-------- Extracted data --------

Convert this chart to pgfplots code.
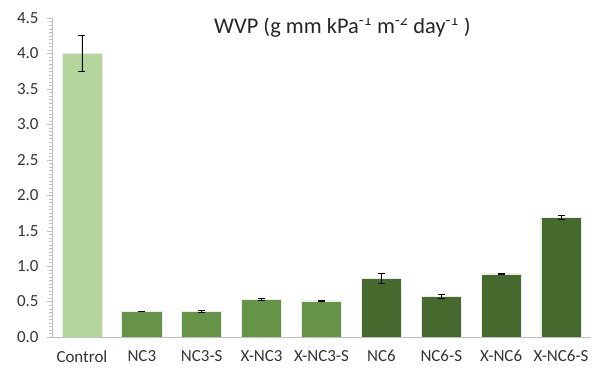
\documentclass[border=0pt]{standalone}
\usepackage{fontspec}
\setmainfont{Carlito}
\usepackage{pgfplots}
\pgfplotsset{compat=1.18}
\definecolor{cCtrl}{HTML}{B4D69D}
\definecolor{cMid}{HTML}{659447}
\definecolor{cDark}{HTML}{466A2D}
\definecolor{axgrey}{HTML}{BFBFBF}
\begin{document}
\begin{tikzpicture}
\useasboundingbox (-52bp,-32bp) rectangle (548bp,337bp);
\begin{axis}[
  scale only axis,
  width=539bp, height=319bp,
  xmin=-0.5, xmax=8.5,
  ymin=0, ymax=4.5,
  axis x line=bottom, axis y line=left,
  axis line style={axgrey, -},
  xtick={0,...,8},
  xticklabels={Control,NC3,NC3-S,X-NC3,X-NC3-S,NC6,NC6-S,X-NC6,X-NC6-S},
  major x tick style={draw=none},
  ytick={0,0.5,...,4.5},
  minor y tick num=9,
  tick align=outside,
  major tick length=5bp,
  minor tick length=3bp,
  y tick style={axgrey},
  minor y tick style={axgrey},
  tick label style={font=\fontsize{17}{19}\selectfont, text=black!80},
  /pgf/number format/fixed,
  /pgf/number format/fixed zerofill,
  /pgf/number format/precision=1,
  /pgf/number format/assume math mode=true,
  x tick label style={yshift=-5bp},
  y tick label style={xshift=-5bp},
  bar width=0.67,
  ybar, bar shift=0pt,
  error bars/error bar style={black, line width=0.8pt},
  error bars/error mark options={rotate=90, black, mark size=3.5bp, line width=0.8pt},
]
\addplot[fill=cCtrl, draw=white!85!gray, line width=0.6pt,
  error bars/.cd, y dir=both, y explicit]
  coordinates {(0,4.00) +- (0,0.26)};
\addplot[fill=cMid, draw=white!85!gray, line width=0.6pt,
  error bars/.cd, y dir=both, y explicit]
  coordinates {(1,0.36) +- (0,0.005) (2,0.36) +- (0,0.02) (3,0.53) +- (0,0.01) (4,0.51) +- (0,0.005)};
\addplot[fill=cDark, draw=white!85!gray, line width=0.6pt,
  error bars/.cd, y dir=both, y explicit]
  coordinates {(5,0.83) +- (0,0.07) (6,0.57) +- (0,0.03) (7,0.89) +- (0,0.005) (8,1.69) +- (0,0.025)};
\node[font=\fontsize{22.5}{26}\selectfont, text=black!85] at (axis cs:4.35,4.38)
  {WVP (g mm kPa\textsuperscript{-1} m\textsuperscript{-2} day\textsuperscript{-1} )};
\end{axis}
\end{tikzpicture}
\end{document}
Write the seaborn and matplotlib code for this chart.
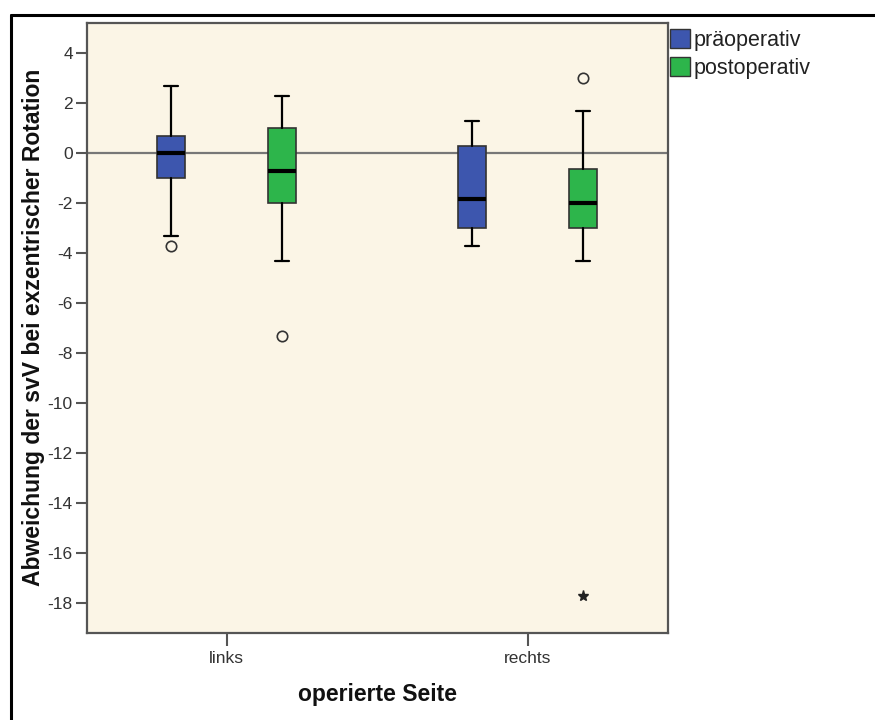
import matplotlib
matplotlib.use("Agg")
import matplotlib.pyplot as plt
from matplotlib.patches import Patch
from matplotlib.lines import Line2D
import seaborn as sns

# Categories and groups
sides = ["links", "rechts"]
groups = ["präoperativ", "postoperativ"]

# Box statistics per group (one entry per side)
pre_whislo = [-3.3, -3.7]
pre_q1 = [-1.0, -3.0]
pre_med = [0.0, -1.85]
pre_q3 = [0.7, 0.3]
pre_whishi = [2.7, 1.3]
pre_outliers = [[-3.7], []]
pre_extremes = [[], []]

post_whislo = [-4.3, -4.3]
post_q1 = [-2.0, -3.0]
post_med = [-0.7, -2.0]
post_q3 = [1.0, -0.65]
post_whishi = [2.3, 1.7]
post_outliers = [[-7.3], [3.0]]
post_extremes = [[], [-17.7]]

y_ticks = [4, 2, 0, -2, -4, -6, -8, -10, -12, -14, -16, -18]

sns.set_style("white")
plt.rcParams["font.family"] = ["Liberation Sans", "DejaVu Sans"]

colors = ["#3D56AE", "#2DB54B"]
face = "#FBF5E6"
spine_col = "#555555"

fig = plt.figure(figsize=(8.75, 7.2), dpi=100)
ax = fig.add_axes([86.7 / 875, 1 - 633.3 / 720, 581.6 / 875, 610.6 / 720])
ax.set_facecolor(face)

offset = 0.185
box_w = 0.093

series = [
    (pre_whislo, pre_q1, pre_med, pre_q3, pre_whishi, pre_outliers, pre_extremes),
    (post_whislo, post_q1, post_med, post_q3, post_whishi, post_outliers, post_extremes),
]

ax.axhline(0, color="#777777", lw=1.6, zorder=1)

for gi, (lo, q1, med, q3, hi, outl, extr) in enumerate(series):
    stats = []
    positions = []
    for si in range(len(sides)):
        stats.append(dict(whislo=lo[si], q1=q1[si], med=med[si], q3=q3[si],
                          whishi=hi[si], fliers=[]))
        positions.append(si + (-offset if gi == 0 else offset))
    ax.bxp(stats, positions=positions, widths=box_w, patch_artist=True,
           showfliers=False, manage_ticks=False,
           boxprops=dict(facecolor=colors[gi], edgecolor="#333333", linewidth=1.2),
           medianprops=dict(color="black", linewidth=3),
           whiskerprops=dict(color="black", linewidth=1.6),
           capprops=dict(color="black", linewidth=1.6),
           capwidths=box_w * 0.5, zorder=3)
    for si, pos in enumerate(positions):
        if outl[si]:
            ax.plot([pos] * len(outl[si]), outl[si], linestyle="none", marker="o",
                    markersize=7.5, markerfacecolor="none", markeredgecolor="#333333",
                    markeredgewidth=1.2, zorder=4)
        if extr[si]:
            ax.plot([pos] * len(extr[si]), extr[si], linestyle="none", marker="*",
                    markersize=8, color="#222222", zorder=4)

ax.set_xlim(-0.465, 1.467)
ax.set_ylim(-19.2, 5.22)
ax.set_xticks(range(len(sides)))
ax.set_xticklabels(sides)
ax.set_yticks(y_ticks)
ax.set_yticklabels([str(t) for t in y_ticks])

for s in ax.spines.values():
    s.set_color(spine_col)
    s.set_linewidth(1.6)

ax.tick_params(axis="y", direction="out", length=8, width=1.5, color=spine_col,
               labelsize=12.5, labelcolor="#333333", pad=2, left=True)
ax.tick_params(axis="x", direction="out", length=9, width=1.5, color=spine_col,
               labelsize=12.5, labelcolor="#333333", pad=4, bottom=True)

ax.set_ylabel("Abweichung der svV bei exzentrischer Rotation", fontsize=16.5,
              fontweight="bold", color="#111111", va="center")
ax.yaxis.set_label_coords(34 / 875, 1 - 327 / 720, transform=fig.transFigure)
ax.set_xlabel("operierte Seite", fontsize=16.5, fontweight="bold", color="#111111",
              va="center")
ax.xaxis.set_label_coords(378 / 875, 1 - 694 / 720, transform=fig.transFigure)

handles = [Patch(facecolor=colors[i], edgecolor="#333333", linewidth=1.0, label=groups[i])
           for i in range(len(groups))]
fig.legend(handles=handles, loc="upper left",
           bbox_to_anchor=(670 / 875, 1 - 29 / 720), bbox_transform=fig.transFigure,
           frameon=False, fontsize=15.5, handlelength=0.95, handleheight=0.95,
           handletextpad=0.15, labelspacing=0.3, borderpad=0, borderaxespad=0,
           labelcolor="#222222")

# Outer frame (top and left edges)
fig.add_artist(Line2D([11 / 875, 1.0], [1 - 15 / 720, 1 - 15 / 720],
                      transform=fig.transFigure, color="black", lw=2.2))
fig.add_artist(Line2D([11 / 875, 11 / 875], [1 - 15 / 720, 0.0],
                      transform=fig.transFigure, color="black", lw=2.2))

fig.savefig("out.png", dpi=100, facecolor="white")
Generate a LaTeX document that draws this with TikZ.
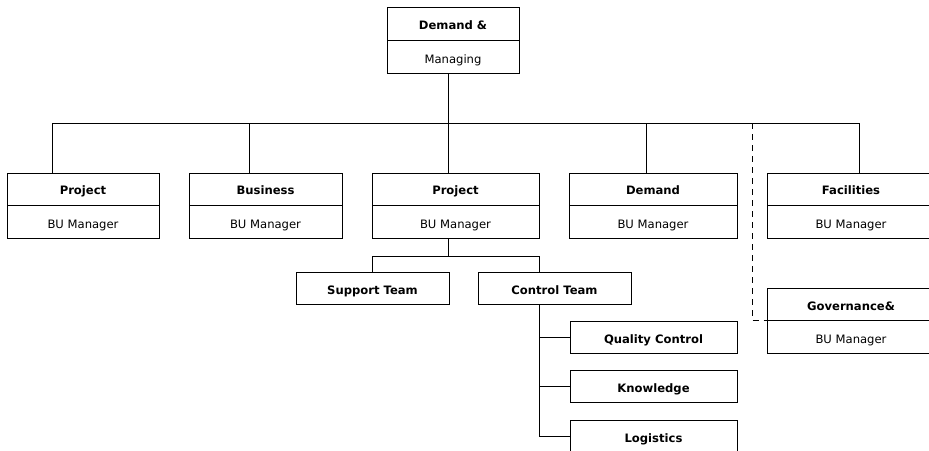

--------

• What needs to be done: The copy should hold exactly the lines from the line with "Write the seaborn" to the line with "box_w = 0.093", both ends in, set down without any pictures and with nothing added.

• Result for this exercise:
Write the seaborn and matplotlib code for this chart.
import matplotlib
matplotlib.use("Agg")
import matplotlib.pyplot as plt
from matplotlib.patches import Patch
from matplotlib.lines import Line2D
import seaborn as sns

# Categories and groups
sides = ["links", "rechts"]
groups = ["präoperativ", "postoperativ"]

# Box statistics per group (one entry per side)
pre_whislo = [-3.3, -3.7]
pre_q1 = [-1.0, -3.0]
pre_med = [0.0, -1.85]
pre_q3 = [0.7, 0.3]
pre_whishi = [2.7, 1.3]
pre_outliers = [[-3.7], []]
pre_extremes = [[], []]

post_whislo = [-4.3, -4.3]
post_q1 = [-2.0, -3.0]
post_med = [-0.7, -2.0]
post_q3 = [1.0, -0.65]
post_whishi = [2.3, 1.7]
post_outliers = [[-7.3], [3.0]]
post_extremes = [[], [-17.7]]

y_ticks = [4, 2, 0, -2, -4, -6, -8, -10, -12, -14, -16, -18]

sns.set_style("white")
plt.rcParams["font.family"] = ["Liberation Sans", "DejaVu Sans"]

colors = ["#3D56AE", "#2DB54B"]
face = "#FBF5E6"
spine_col = "#555555"

fig = plt.figure(figsize=(8.75, 7.2), dpi=100)
ax = fig.add_axes([86.7 / 875, 1 - 633.3 / 720, 581.6 / 875, 610.6 / 720])
ax.set_facecolor(face)

offset = 0.185
box_w = 0.093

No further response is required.